Having an enterprise data management strategy is vital for digital transformation, according to the panellists at the CIO Summit Singapore 2016.
"[This is because] you need to first have visibility [on your organisation and to the information you have because] without it, you don't know where to start [transforming]. Next, take action based on the insights generated from your data. [Thereafter, you need to put] policies in place to take control," said Andy Ng, Vice President at Veritas Technologies.
Even though most organisations have a data management strategy, such strategies are often fragmented and not well-communicated within the organisation itself, said Raymond Goh, Senior Director, Head of Solution Architects, Veritas Technologies. "Having the right kind of enterprise data management strategy is important so lots of transformation is required from leaders and executives within the organisation [in this aspect]," he added.
However, there are exemplary organisations, like medical and travel security services firm International SOS. "Given the size of our organisation and our visionary leader, we have an information architecture in place.

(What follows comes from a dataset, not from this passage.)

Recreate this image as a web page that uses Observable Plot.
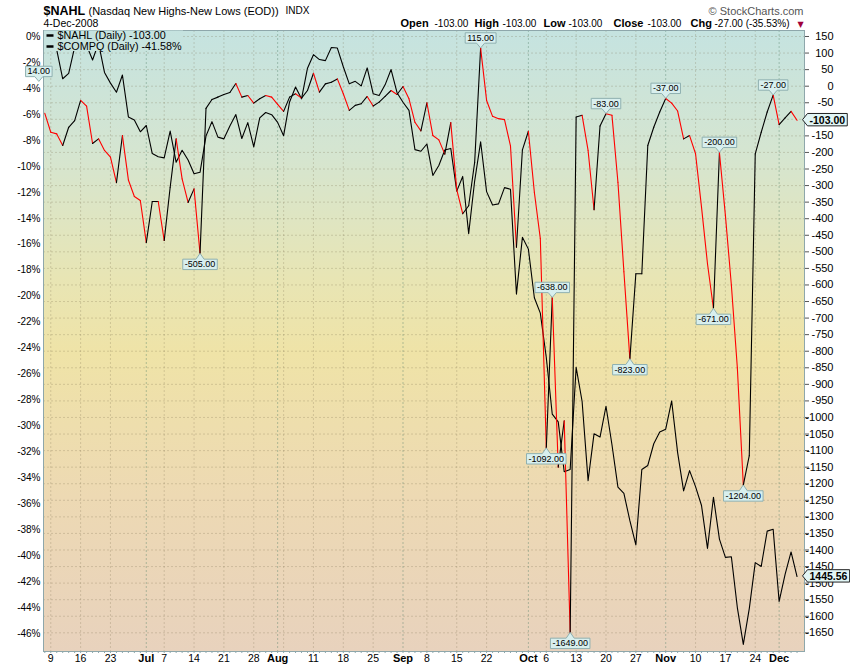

While IT coordinates and facilitates it, the ownership lies with distributed owners around the business - be it owners of data entities or business owners," said Richard Davies, Group CIO at International SOS.

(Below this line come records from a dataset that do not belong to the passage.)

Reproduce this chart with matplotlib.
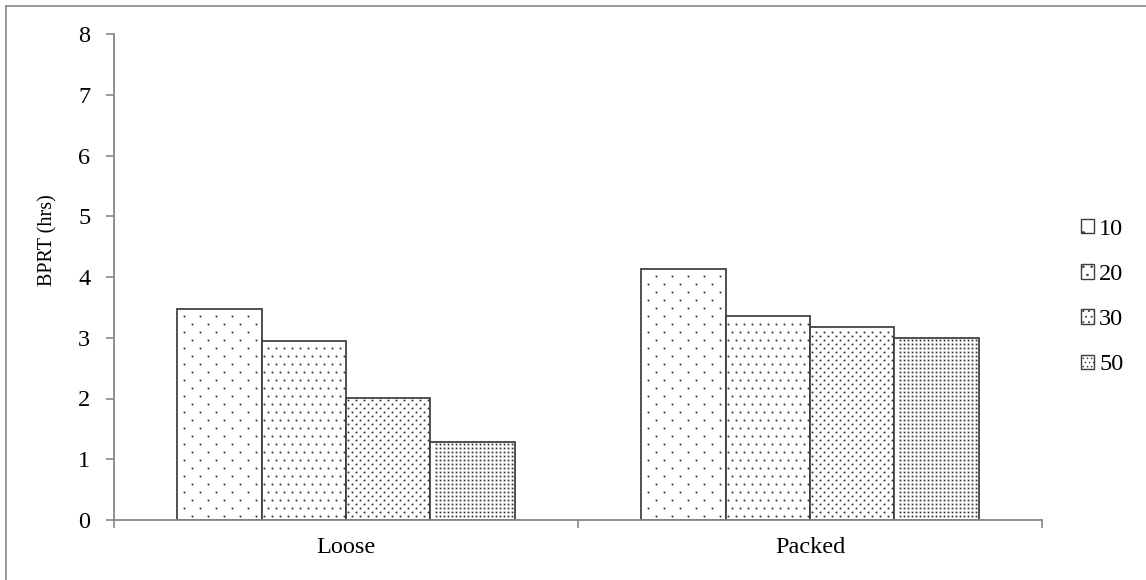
import numpy as np
import matplotlib
matplotlib.use('Agg')
import matplotlib.pyplot as plt
from matplotlib.lines import Line2D
from matplotlib.patches import Patch

plt.rcParams['font.family'] = ['Liberation Serif', 'DejaVu Serif']
plt.rcParams['font.size'] = 17.5
plt.rcParams['hatch.linewidth'] = 0.6

categories = ['Loose', 'Packed']
series_labels = ['10', '20', '30', '50']
values = {
    '10': [3.48, 4.13],
    '20': [2.94, 3.36],
    '30': [2.01, 3.18],
    '50': [1.28, 2.99],
}
# dot pattern per series: (x spacing px, y spacing px, row shift px)
patterns = [(16, 8, 8), (8, 8, 4), (8, 4, 4), (4, 4, 0)]
legend_hatch = ['.', '..', '...', '....']

fig = plt.figure(figsize=(11.46, 5.8), dpi=100)
ax = fig.add_axes([114/1146, 1-520/580, 928/1146, 486/580])

x = np.arange(len(categories))
w = 0.182
axis_grey = '#878787'
edge = '#3c3c3c'

ax.set_xlim(-0.5, 1.5)
ax.set_ylim(0, 8)


def dot_fill(x0, x1, y0, y1, dx, dy, shift):
    # fill a bar area with a dotted pattern laid on a pixel grid
    (px0, py0), (px1, py1) = ax.transData.transform([(x0, y0), (x1, y1)])
    pts = []
    rows = np.arange(np.ceil((py0 + 2) / dy) * dy, py1 - 1.5, dy)
    for r in rows:
        off = shift if int(round(r / dy)) % 2 else 0
        cols = np.arange(np.ceil((px0 + 2 - off) / dx) * dx + off, px1 - 1.5, dx)
        pts += [(c, r) for c in cols]
    if not pts:
        return
    d = ax.transData.inverted().transform(pts)
    ax.plot(d[:, 0], d[:, 1], ls='none', marker='s', ms=1.25, mew=0,
            color='#2a2a2a', zorder=3)


for i, lab in enumerate(series_labels):
    pos = x + (i - 1.5) * w
    ax.bar(pos, values[lab], w, color='white', edgecolor=edge,
           linewidth=1.25, zorder=2)
    for p, v in zip(pos, values[lab]):
        dot_fill(p - w / 2, p + w / 2, 0, v, *patterns[i])

ax.set_yticks(range(0, 9))
ax.set_xticks(x)
ax.set_xticklabels(categories)
ax.set_xticks([-0.5, 0.5, 1.5], minor=True)
ax.tick_params(axis='x', which='major', length=0, pad=12)
ax.tick_params(axis='x', which='minor', length=6, width=1.2, color=axis_grey, direction='out')
ax.tick_params(axis='y', length=6, width=1.2, color=axis_grey, direction='out', pad=11)

for s in ['top', 'right']:
    ax.spines[s].set_visible(False)
for s in ['left', 'bottom']:
    ax.spines[s].set_color(axis_grey)
    ax.spines[s].set_linewidth(1.3)

ax.set_ylabel('BPRT (hrs)', fontsize=14.5)
ax.yaxis.set_label_coords(-0.0614, 0.576)

handles = [Patch(facecolor='white', edgecolor=edge, hatch=h, linewidth=1.0)
           for h in legend_hatch]
fig.legend(handles=handles, labels=series_labels, loc='center left',
           bbox_to_anchor=(1081/1146, 1-297/580), frameon=False,
           handlelength=0.55, handleheight=0.55, handletextpad=0.2,
           labelspacing=1.0, borderaxespad=0, borderpad=0)

# chart area border
fig.add_artist(Line2D([6/1146, 6/1146], [0, 1-6/580], color=axis_grey, lw=1.2,
                      transform=fig.transFigure))
fig.add_artist(Line2D([6/1146, 1], [1-6/580, 1-6/580], color=axis_grey, lw=1.2,
                      transform=fig.transFigure))

fig.savefig('out.png', dpi=100)
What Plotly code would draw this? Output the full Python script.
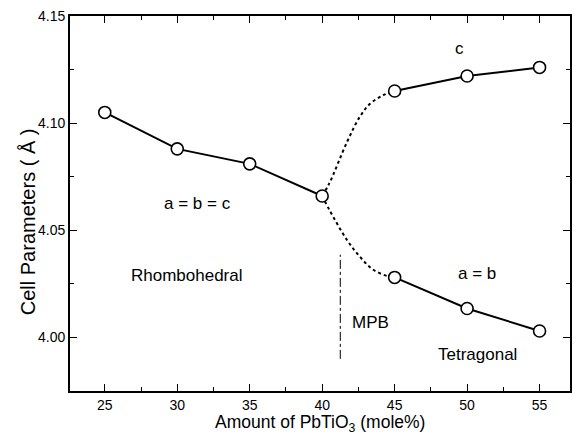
import plotly.graph_objects as go

# Data
x_rhombo = [25, 30, 35, 40]
y_rhombo = [4.105, 4.088, 4.081, 4.066]

x_tet = [45, 50, 55]
c_tet = [4.115, 4.122, 4.126]
a_tet = [4.028, 4.0135, 4.003]

# guide points of the dotted transition curves across the MPB
x_trans_c = [40, 40.5, 41.7, 42.6, 43.3, 44.2, 45]
y_trans_c = [4.066, 4.072, 4.091, 4.103, 4.109, 4.113, 4.115]
x_trans_a = [40, 40.5, 41.7, 42.6, 43.5, 44.6, 45]
y_trans_a = [4.066, 4.0595, 4.0456, 4.0377, 4.0317, 4.0284, 4.028]

mpb_x = [41.25, 41.25]
mpb_y = [3.990, 4.0386]

x_ticks = [25, 30, 35, 40, 45, 50, 55]
y_ticks = [4.00, 4.05, 4.10, 4.15]

labels = [
    ("c", 49.45, 4.135),
    ("a = b = c", 31.4, 4.0623),
    ("Rhombohedral", 30.7, 4.0289),
    ("MPB", 43.3, 4.0071),
    ("a = b", 50.7, 4.0298),
    ("Tetragonal", 50.7, 3.9922),
]

FONT = "Liberation Sans, Arial, sans-serif"

fig = go.Figure()

# dotted transitions
for xs, ys in [(x_trans_c, y_trans_c), (x_trans_a, y_trans_a)]:
    fig.add_trace(go.Scatter(x=xs, y=ys, mode="lines",
                             line=dict(color="black", width=2, dash="dot", shape="spline", smoothing=1.0),
                             hoverinfo="skip", showlegend=False))

# MPB boundary
fig.add_trace(go.Scatter(x=mpb_x, y=mpb_y, mode="lines",
                         line=dict(color="black", width=1, dash="dashdot"),
                         hoverinfo="skip", showlegend=False))

marker = dict(symbol="circle", size=12, color="white", line=dict(color="black", width=1.6))
for xs, ys in [(x_rhombo, y_rhombo), (x_tet, c_tet), (x_tet, a_tet)]:
    fig.add_trace(go.Scatter(x=xs, y=ys, mode="lines+markers",
                             line=dict(color="black", width=2),
                             marker=marker, showlegend=False))

for txt, x, y in labels:
    fig.add_annotation(x=x, y=y, text=txt, showarrow=False,
                       font=dict(family=FONT, size=17, color="black"),
                       xanchor="center", yanchor="middle")

# axis titles
fig.add_annotation(xref="paper", yref="paper", x=0.5, y=-0.05,
                   text="Amount of PbTiO<sub>3</sub> (mole%)", showarrow=False,
                   font=dict(family=FONT, size=17.5, color="black"),
                   xanchor="center", yanchor="top")
fig.add_annotation(xref="paper", yref="paper", x=-0.084, y=0.45,
                   text="Cell Parameters ( Å )", showarrow=False, textangle=-90,
                   font=dict(family=FONT, size=20, color="black"),
                   xanchor="center", yanchor="middle")

axis_common = dict(showline=True, linecolor="black", linewidth=1.8, mirror="allticks",
                   ticks="inside", ticklen=7, tickwidth=1.2, tickcolor="black",
                   showgrid=False, zeroline=False,
                   tickfont=dict(family=FONT, size=14, color="black"))

fig.update_xaxes(range=[22.6, 57.1], tickvals=x_ticks,
                 minor=dict(ticks="inside", ticklen=4, dtick=2.5, tick0=25, tickcolor="black", showgrid=False),
                 **axis_common)
fig.update_yaxes(range=[3.975, 4.15], tickvals=y_ticks, tickformat=".2f",
                 minor=dict(ticks="inside", ticklen=4, dtick=0.025, tick0=4.0, tickcolor="black", showgrid=False),
                 **axis_common)

fig.update_layout(width=580, height=440,
                  margin=dict(l=70, r=8, t=15, b=49),
                  paper_bgcolor="white", plot_bgcolor="white",
                  showlegend=False)

fig.write_html("out.html")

Compliance gradually taking the spotlight?
Compliance is becoming increasingly important as organisations move into the digital age. "Five years ago, most projects were about reducing costs. While reducing costs is still important, major drivers of projects today are value discovery and compliance," said Ng.
He added: "[Being compliant used to be a major issue only with] governments and financial services institutions, but over the last 9 to 12 months, we've seen that the retail and manufacturing sectors are [increasingly] recognising the need for compliance," said Ng.
For instance, Davies said that his organisation needs to comply with the Payment Card Industry Data Security Standards (PCI DSS), Personally Identifiable Information (PII) and HIPAA Protected Health Information (PHI). Besides that, they need to adhere to the different legislations - related to collecting, managing and storing data - in various countries.
There might still be a long way before organisations in Singapore - excluding those in highly regulated industries - see compliance as a top priority though. Only 7 percent of the 112 delegates at the CIO Summit Singapore 2016 said that security and compliance were the top drivers for adopting new technologies in their organisations.